**Work instructions**
Transcribe all of the material exactly. Any picture in it should be left out.
=== Dataset excerpt ===
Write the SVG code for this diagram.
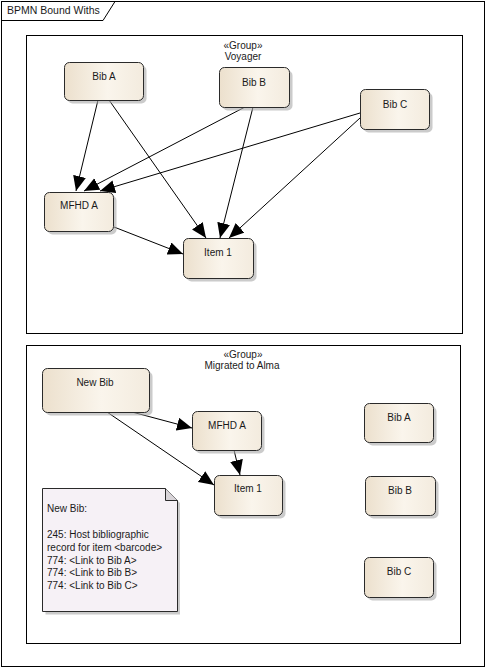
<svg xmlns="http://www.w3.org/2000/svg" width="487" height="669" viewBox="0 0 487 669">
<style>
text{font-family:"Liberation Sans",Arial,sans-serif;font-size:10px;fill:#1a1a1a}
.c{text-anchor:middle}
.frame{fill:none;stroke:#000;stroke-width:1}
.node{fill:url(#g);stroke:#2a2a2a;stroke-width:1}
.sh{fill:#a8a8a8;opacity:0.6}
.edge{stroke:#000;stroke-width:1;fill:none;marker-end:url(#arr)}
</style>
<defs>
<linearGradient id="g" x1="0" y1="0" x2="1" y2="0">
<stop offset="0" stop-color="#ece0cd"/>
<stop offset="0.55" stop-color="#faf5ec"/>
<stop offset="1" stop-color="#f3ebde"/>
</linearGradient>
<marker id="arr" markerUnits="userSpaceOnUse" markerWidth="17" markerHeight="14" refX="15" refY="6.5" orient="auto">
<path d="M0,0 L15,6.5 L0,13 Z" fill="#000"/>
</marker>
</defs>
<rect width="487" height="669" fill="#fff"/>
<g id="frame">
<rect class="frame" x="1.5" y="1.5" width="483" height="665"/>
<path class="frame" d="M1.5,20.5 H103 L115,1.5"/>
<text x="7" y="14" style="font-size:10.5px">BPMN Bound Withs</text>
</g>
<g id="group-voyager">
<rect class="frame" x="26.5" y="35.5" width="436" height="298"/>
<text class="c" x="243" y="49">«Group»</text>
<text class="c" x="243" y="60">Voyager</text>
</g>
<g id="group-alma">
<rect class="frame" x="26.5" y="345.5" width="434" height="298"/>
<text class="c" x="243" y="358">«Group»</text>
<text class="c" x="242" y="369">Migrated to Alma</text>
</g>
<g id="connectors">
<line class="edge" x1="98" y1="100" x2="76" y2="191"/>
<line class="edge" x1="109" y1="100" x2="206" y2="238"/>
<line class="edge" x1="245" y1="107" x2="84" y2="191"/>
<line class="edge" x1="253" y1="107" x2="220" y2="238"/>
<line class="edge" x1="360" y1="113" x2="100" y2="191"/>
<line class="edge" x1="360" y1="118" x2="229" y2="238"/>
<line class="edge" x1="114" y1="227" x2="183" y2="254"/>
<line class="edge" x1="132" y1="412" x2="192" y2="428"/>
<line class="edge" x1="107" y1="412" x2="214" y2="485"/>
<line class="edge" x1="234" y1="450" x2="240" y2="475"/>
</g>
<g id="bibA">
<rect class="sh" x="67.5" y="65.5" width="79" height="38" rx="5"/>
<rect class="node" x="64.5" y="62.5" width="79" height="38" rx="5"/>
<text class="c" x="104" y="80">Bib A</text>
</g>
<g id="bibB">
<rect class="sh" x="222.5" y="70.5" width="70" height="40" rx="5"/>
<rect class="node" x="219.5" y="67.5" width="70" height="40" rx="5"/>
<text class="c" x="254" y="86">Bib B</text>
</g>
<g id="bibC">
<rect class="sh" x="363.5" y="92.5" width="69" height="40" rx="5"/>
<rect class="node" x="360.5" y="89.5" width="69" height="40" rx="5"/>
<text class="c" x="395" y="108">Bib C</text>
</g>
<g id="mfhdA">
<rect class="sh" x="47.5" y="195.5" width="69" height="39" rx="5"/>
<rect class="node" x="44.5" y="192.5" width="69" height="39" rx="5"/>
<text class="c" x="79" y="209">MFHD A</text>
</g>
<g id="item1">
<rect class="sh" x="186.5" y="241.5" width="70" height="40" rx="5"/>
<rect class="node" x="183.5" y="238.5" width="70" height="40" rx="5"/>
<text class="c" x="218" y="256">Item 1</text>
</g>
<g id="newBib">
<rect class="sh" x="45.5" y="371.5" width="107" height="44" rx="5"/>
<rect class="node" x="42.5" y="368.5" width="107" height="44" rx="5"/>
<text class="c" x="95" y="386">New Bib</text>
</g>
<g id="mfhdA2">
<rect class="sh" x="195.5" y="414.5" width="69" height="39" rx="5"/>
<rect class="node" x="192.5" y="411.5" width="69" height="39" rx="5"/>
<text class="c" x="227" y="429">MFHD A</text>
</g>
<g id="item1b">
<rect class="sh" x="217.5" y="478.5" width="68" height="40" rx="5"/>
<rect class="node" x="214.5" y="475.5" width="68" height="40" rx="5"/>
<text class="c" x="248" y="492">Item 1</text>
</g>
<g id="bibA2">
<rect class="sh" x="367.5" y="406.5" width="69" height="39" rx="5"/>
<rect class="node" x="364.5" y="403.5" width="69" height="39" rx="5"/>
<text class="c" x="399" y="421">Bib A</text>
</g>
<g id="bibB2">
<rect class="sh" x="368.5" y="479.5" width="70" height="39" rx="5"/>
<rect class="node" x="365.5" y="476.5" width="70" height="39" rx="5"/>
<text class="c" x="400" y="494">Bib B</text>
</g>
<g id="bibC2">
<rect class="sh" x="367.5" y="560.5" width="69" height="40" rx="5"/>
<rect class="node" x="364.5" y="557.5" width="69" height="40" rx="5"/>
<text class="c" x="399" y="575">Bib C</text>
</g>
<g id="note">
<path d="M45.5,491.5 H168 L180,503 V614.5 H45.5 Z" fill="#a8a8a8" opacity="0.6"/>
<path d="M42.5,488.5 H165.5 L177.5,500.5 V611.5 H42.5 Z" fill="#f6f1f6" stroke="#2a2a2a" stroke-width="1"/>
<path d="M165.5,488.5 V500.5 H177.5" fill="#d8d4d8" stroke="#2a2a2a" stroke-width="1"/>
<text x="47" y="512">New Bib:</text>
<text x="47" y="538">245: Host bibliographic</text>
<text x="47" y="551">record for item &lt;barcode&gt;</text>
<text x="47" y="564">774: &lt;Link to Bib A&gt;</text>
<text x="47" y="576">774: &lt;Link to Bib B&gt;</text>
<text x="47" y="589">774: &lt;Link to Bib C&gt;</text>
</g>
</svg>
===
**Task solution**
Write the SVG code for this diagram.
<svg xmlns="http://www.w3.org/2000/svg" width="487" height="669" viewBox="0 0 487 669">
<style>
text{font-family:"Liberation Sans",Arial,sans-serif;font-size:10px;fill:#1a1a1a}
.c{text-anchor:middle}
.frame{fill:none;stroke:#000;stroke-width:1}
.node{fill:url(#g);stroke:#2a2a2a;stroke-width:1}
.sh{fill:#a8a8a8;opacity:0.6}
.edge{stroke:#000;stroke-width:1;fill:none;marker-end:url(#arr)}
</style>
<defs>
<linearGradient id="g" x1="0" y1="0" x2="1" y2="0">
<stop offset="0" stop-color="#ece0cd"/>
<stop offset="0.55" stop-color="#faf5ec"/>
<stop offset="1" stop-color="#f3ebde"/>
</linearGradient>
<marker id="arr" markerUnits="userSpaceOnUse" markerWidth="17" markerHeight="14" refX="15" refY="6.5" orient="auto">
<path d="M0,0 L15,6.5 L0,13 Z" fill="#000"/>
</marker>
</defs>
<rect width="487" height="669" fill="#fff"/>
<g id="frame">
<rect class="frame" x="1.5" y="1.5" width="483" height="665"/>
<path class="frame" d="M1.5,20.5 H103 L115,1.5"/>
<text x="7" y="14" style="font-size:10.5px">BPMN Bound Withs</text>
</g>
<g id="group-voyager">
<rect class="frame" x="26.5" y="35.5" width="436" height="298"/>
<text class="c" x="243" y="49">«Group»</text>
<text class="c" x="243" y="60">Voyager</text>
</g>
<g id="group-alma">
<rect class="frame" x="26.5" y="345.5" width="434" height="298"/>
<text class="c" x="243" y="358">«Group»</text>
<text class="c" x="242" y="369">Migrated to Alma</text>
</g>
<g id="connectors">
<line class="edge" x1="98" y1="100" x2="76" y2="191"/>
<line class="edge" x1="109" y1="100" x2="206" y2="238"/>
<line class="edge" x1="245" y1="107" x2="84" y2="191"/>
<line class="edge" x1="253" y1="107" x2="220" y2="238"/>
<line class="edge" x1="360" y1="113" x2="100" y2="191"/>
<line class="edge" x1="360" y1="118" x2="229" y2="238"/>
<line class="edge" x1="114" y1="227" x2="183" y2="254"/>
<line class="edge" x1="132" y1="412" x2="192" y2="428"/>
<line class="edge" x1="107" y1="412" x2="214" y2="485"/>
<line class="edge" x1="234" y1="450" x2="240" y2="475"/>
</g>
<g id="bibA">
<rect class="sh" x="67.5" y="65.5" width="79" height="38" rx="5"/>
<rect class="node" x="64.5" y="62.5" width="79" height="38" rx="5"/>
<text class="c" x="104" y="80">Bib A</text>
</g>
<g id="bibB">
<rect class="sh" x="222.5" y="70.5" width="70" height="40" rx="5"/>
<rect class="node" x="219.5" y="67.5" width="70" height="40" rx="5"/>
<text class="c" x="254" y="86">Bib B</text>
</g>
<g id="bibC">
<rect class="sh" x="363.5" y="92.5" width="69" height="40" rx="5"/>
<rect class="node" x="360.5" y="89.5" width="69" height="40" rx="5"/>
<text class="c" x="395" y="108">Bib C</text>
</g>
<g id="mfhdA">
<rect class="sh" x="47.5" y="195.5" width="69" height="39" rx="5"/>
<rect class="node" x="44.5" y="192.5" width="69" height="39" rx="5"/>
<text class="c" x="79" y="209">MFHD A</text>
</g>
<g id="item1">
<rect class="sh" x="186.5" y="241.5" width="70" height="40" rx="5"/>
<rect class="node" x="183.5" y="238.5" width="70" height="40" rx="5"/>
<text class="c" x="218" y="256">Item 1</text>
</g>
<g id="newBib">
<rect class="sh" x="45.5" y="371.5" width="107" height="44" rx="5"/>
<rect class="node" x="42.5" y="368.5" width="107" height="44" rx="5"/>
<text class="c" x="95" y="386">New Bib</text>
</g>
<g id="mfhdA2">
<rect class="sh" x="195.5" y="414.5" width="69" height="39" rx="5"/>
<rect class="node" x="192.5" y="411.5" width="69" height="39" rx="5"/>
<text class="c" x="227" y="429">MFHD A</text>
</g>
<g id="item1b">
<rect class="sh" x="217.5" y="478.5" width="68" height="40" rx="5"/>
<rect class="node" x="214.5" y="475.5" width="68" height="40" rx="5"/>
<text class="c" x="248" y="492">Item 1</text>
</g>
<g id="bibA2">
<rect class="sh" x="367.5" y="406.5" width="69" height="39" rx="5"/>
<rect class="node" x="364.5" y="403.5" width="69" height="39" rx="5"/>
<text class="c" x="399" y="421">Bib A</text>
</g>
<g id="bibB2">
<rect class="sh" x="368.5" y="479.5" width="70" height="39" rx="5"/>
<rect class="node" x="365.5" y="476.5" width="70" height="39" rx="5"/>
<text class="c" x="400" y="494">Bib B</text>
</g>
<g id="bibC2">
<rect class="sh" x="367.5" y="560.5" width="69" height="40" rx="5"/>
<rect class="node" x="364.5" y="557.5" width="69" height="40" rx="5"/>
<text class="c" x="399" y="575">Bib C</text>
</g>
<g id="note">
<path d="M45.5,491.5 H168 L180,503 V614.5 H45.5 Z" fill="#a8a8a8" opacity="0.6"/>
<path d="M42.5,488.5 H165.5 L177.5,500.5 V611.5 H42.5 Z" fill="#f6f1f6" stroke="#2a2a2a" stroke-width="1"/>
<path d="M165.5,488.5 V500.5 H177.5" fill="#d8d4d8" stroke="#2a2a2a" stroke-width="1"/>
<text x="47" y="512">New Bib:</text>
<text x="47" y="538">245: Host bibliographic</text>
<text x="47" y="551">record for item &lt;barcode&gt;</text>
<text x="47" y="564">774: &lt;Link to Bib A&gt;</text>
<text x="47" y="576">774: &lt;Link to Bib B&gt;</text>
<text x="47" y="589">774: &lt;Link to Bib C&gt;</text>
</g>
</svg>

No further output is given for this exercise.